Tale orientamento, secondo la Corte, pone, erroneamente, un necessario legame tra il costo e l'attività d'impresa secondo un parametro d'utilità, irrilevante invece ai fini di specie.

L'impiego del criterio utilitaristico, concludono i giudici di legittimità, non giova alla corretta esegesi della nozione di inerenza, in quanto il concetto aziendalistico e quello civilistico di spesa non sono necessariamente legati all'elemento dell'utilità, essendo in teoria configurabile quale costo anche ciò che, nel singolo caso, non reca utilità all'attività d'impresa.
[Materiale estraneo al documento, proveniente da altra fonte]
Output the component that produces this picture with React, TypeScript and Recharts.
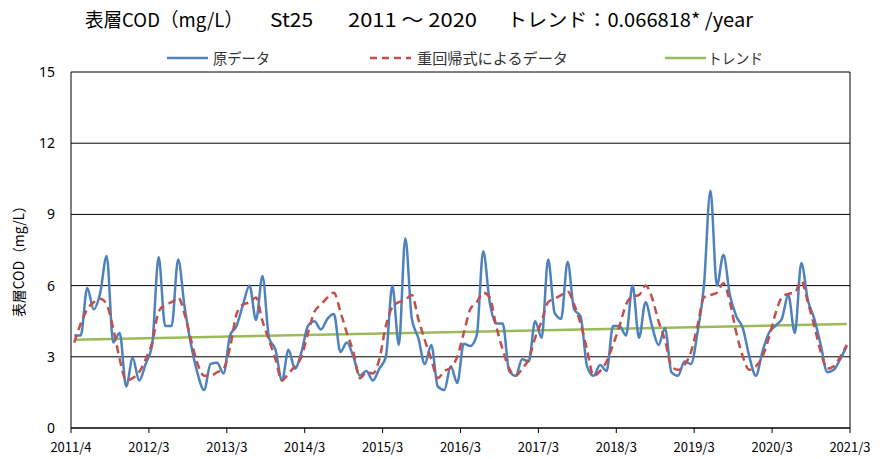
import { LineChart, Line, XAxis, YAxis, CartesianGrid, ReferenceLine } from 'recharts'

const X_LABELS = ['2011/4', '2012/3', '2013/3', '2014/3', '2015/3', '2016/3', '2017/3', '2018/3', '2019/3', '2020/3', '2021/3']
const Y_TICKS = [0, 3, 6, 9, 12, 15]

// 原データ, monthly 2011/4 .. 2021/3
const RAW = [
  3.9, 3.9, 5.9, 5.0, 5.7, 7.25, 3.6, 4.0, 1.75, 2.95, 2.0, 2.7,
  3.5, 7.2, 4.3, 4.3, 7.1, 5.1, 3.5, 2.3, 1.6, 2.7, 2.75, 2.3,
  3.9, 4.3, 5.2, 6.0, 4.55, 6.4, 3.8, 3.3, 2.0, 3.3, 2.5, 3.2,
  4.3, 4.5, 4.15, 4.6, 4.8, 3.2, 3.6, 3.0, 2.2, 2.4, 2.0, 2.5,
  3.0, 6.0, 3.5, 8.0, 4.6, 3.8, 2.7, 3.5, 1.75, 1.6, 2.6, 1.9,
  3.55, 3.45, 3.9, 7.45, 5.3, 4.4, 4.4, 2.4, 2.2, 2.9, 2.8, 4.5,
  3.8, 7.1, 4.85, 4.6, 7.0, 5.0, 4.7, 2.6, 2.2, 2.65, 2.4, 4.3,
  4.3, 3.9, 6.0, 3.8, 5.3, 4.3, 3.5, 4.2, 2.35, 2.2, 2.8, 2.7,
  4.0, 6.0, 10.0, 6.0, 7.3, 5.6, 4.7, 4.2, 3.0, 2.2, 3.2, 4.0,
  4.3, 4.6, 5.6, 4.0, 6.95, 5.4, 4.6, 3.5, 2.35, 2.45, 2.9, 3.45,
]

// 重回帰式によるデータ
const REGRESSION = [
  3.6, 4.4, 5.0, 5.3, 5.45, 5.2, 4.2, 2.9, 2.0, 2.1, 2.35, 2.9,
  3.6, 4.9, 5.2, 5.3, 5.5, 4.8, 3.7, 2.7, 2.2, 2.2, 2.35, 2.5,
  3.4, 4.8, 5.2, 5.3, 5.5, 4.5, 3.7, 2.9, 2.0, 2.3, 2.6, 3.0,
  4.0, 4.9, 5.2, 5.5, 5.7, 4.9, 4.0, 3.2, 2.1, 2.35, 2.3, 2.9,
  4.3, 5.1, 5.3, 5.4, 5.6, 4.6, 3.7, 2.9, 2.1, 2.4, 2.55, 3.0,
  4.0, 5.0, 5.3, 5.7, 5.5, 4.3, 3.3, 2.5, 2.2, 2.5, 2.9, 3.8,
  4.5, 5.3, 5.45, 5.6, 5.75, 5.2, 4.4, 3.3, 2.2, 2.4, 2.8, 3.5,
  4.3, 5.2, 5.55, 5.6, 6.0, 5.5, 4.5, 3.7, 2.6, 2.45, 2.65, 3.2,
  4.3, 5.5, 5.6, 5.7, 6.1, 5.3, 4.0, 3.0, 2.45, 2.6, 3.0, 3.8,
  4.8, 5.5, 5.65, 5.7, 6.2, 5.3, 4.3, 3.2, 2.5, 2.6, 3.0, 3.5,
]

// トレンド: first and last month
const TREND_ENDS = [3.72, 4.38]

const BLUE = '#4F81BD'
const RED = '#C0504D'
const GREEN = '#9BBB59'
const FONT = '"Noto Sans CJK JP", "Noto Sans", sans-serif'

const rows = RAW.map((v, i) => ({
  x: i + 0.5,
  raw: v,
  reg: REGRESSION[i],
  trend: i === 0 ? TREND_ENDS[0] : i === RAW.length - 1 ? TREND_ENDS[1] : null,
}))

const xTicks = X_LABELS.map((_, i) => i * 12)

const legendItems = [
  { label: '原データ', color: BLUE, dash: undefined, x: 167, tx: 213, tw: 57 },
  { label: '重回帰式によるデータ', color: RED, dash: '7 5', x: 370, tx: 417, tw: 151 },
  { label: 'トレンド', color: GREEN, dash: undefined, x: 665, tx: 708, tw: 55 },
]

const titleParts = [
  { text: '表層COD（mg/L）', x: 85, w: 158 },
  { text: 'St25', x: 270, w: 43 },
  { text: '2011 ～ 2020', x: 348, w: 129 },
  { text: 'トレンド：0.066818* /year', x: 507, w: 246 },
]

export default function App() {
  return (
    <div style={{ position: 'absolute', left: 0, top: 0, width: 880, height: 459, background: '#fff', fontFamily: FONT }}>
      <div style={{ position: 'absolute', left: 0, top: 0 }}>
        <LineChart width={880} height={459} data={rows} margin={{ top: 72, right: 30, bottom: 0, left: 0 }}>
          <CartesianGrid vertical={false} stroke="#000" strokeWidth={1} />
          <XAxis
            dataKey="x"
            type="number"
            domain={[0, 120]}
            ticks={xTicks}
            interval={0}
            tickFormatter={(v: number) => X_LABELS[v / 12]}
            height={31}
            tickSize={5}
            tickMargin={10}
            stroke="#000"
            tick={{ fill: '#000', fontSize: 13, fontFamily: FONT }}
          />
          <YAxis
            domain={[0, 15]}
            ticks={Y_TICKS}
            interval={0}
            width={71}
            tickLine={false}
            tickSize={0}
            tickMargin={16}
            stroke="#000"
            tick={{ fill: '#000', fontSize: 14, fontFamily: '"Noto Sans", sans-serif' }}
          />
          <ReferenceLine x={120} stroke="#000" strokeWidth={1} />
          <Line type="monotone" dataKey="trend" stroke={GREEN} strokeWidth={2.5} dot={false} connectNulls isAnimationActive={false} />
          <Line type="monotone" dataKey="raw" stroke={BLUE} strokeWidth={2.5} dot={false} isAnimationActive={false} />
          <Line type="monotone" dataKey="reg" stroke={RED} strokeWidth={2.5} strokeDasharray="8 5" dot={false} isAnimationActive={false} />
        </LineChart>
      </div>

      {/* title, legend and y-axis title */}
      <svg width={880} height={459} style={{ position: 'absolute', left: 0, top: 0, pointerEvents: 'none' }}>
        {titleParts.map(p => (
          <text key={p.text} x={p.x} y={27} fontSize={19} fill="#000" textLength={p.w} lengthAdjust="spacingAndGlyphs">
            {p.text}
          </text>
        ))}
        {legendItems.map(it => (
          <g key={it.label}>
            <line x1={it.x} y1={58} x2={it.x + 41} y2={58} stroke={it.color} strokeWidth={2.5} strokeDasharray={it.dash} />
            <text x={it.tx} y={63.5} fontSize={15} fill="#333" textLength={it.tw} lengthAdjust="spacingAndGlyphs">
              {it.label}
            </text>
          </g>
        ))}
        <text x={24} y={258} fontSize={14} fill="#000" textAnchor="middle" transform="rotate(-90 24 258)" textLength={118} lengthAdjust="spacingAndGlyphs">
          表層COD（mg/L）
        </text>
      </svg>
    </div>
  )
}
Viceversa, l'inerenza deve essere apprezzata attraverso un giudizio qualitativo, scevro da riferimenti ai concetti di utilità o vantaggio.
In questo quadro concettuale, secondo la Corte, l'evidenziazione di un comportamento antieconomico non può dunque giustificarsi identificando, tout court, la non inerenza con la sproporzione o l'incongruità dei costi, laddove, comunque, nel caso di specie, dall'esame degli atti emergeva che la CTR aveva concluso, correttamente, che il costo in esame non si correlasse con l'attività in concreto esercitata dalla società.

Tale attività si svolgeva infatti per il 92,5% del fatturato con società del gruppo e solo per il resto con soggetti esterni al gruppo, costituiti da enti pubblici (con procedure di gara pubblica). E in entrambi i casi il costo per l'uso del marchio, più che eccessivo, appariva del tutto estraneo alla suddetta attività.

Se è vero dunque che l’antieconomicità e la sproporzione o incongruità dei costi non possono automaticamente identificarsi con la non inerenza, tali elementi sono però comunque possibili indici, che, calati nella realtà aziendale, possono essere rivelatori della mancanza di inerenza.
Conclusioni - Parametri di valutazione utili (indici rilevatori) ai fini del controllo dell’inerenza saranno comunque la ragionevolezza e l’economicità dell’azione del contribuente.
Se la divaricazione tra costi e ricavi non costituisce infatti una condotta commerciale anomala “di per sé sufficiente a giustificare da parte dell'erario una rettifica della dichiarazione […]” (come invece a suo tempo per esempio affermato da Cass., sentenza n. 24436/08), potrà comunque essere valutata come indice rilevatore della non inerenza, sempre che, appunto, sia assimilabile ad una presunzione grave, precisa e concordante, come potrà accadere laddove l’Amministrazione finanziaria provi che gli atti posti in essere dall’imprenditore sono da considerarsi rivelatori di scopi c.d. extraimprenditoriali con conseguente sottrazione al Fisco di materia imponibile senza alcuna valida motivazione.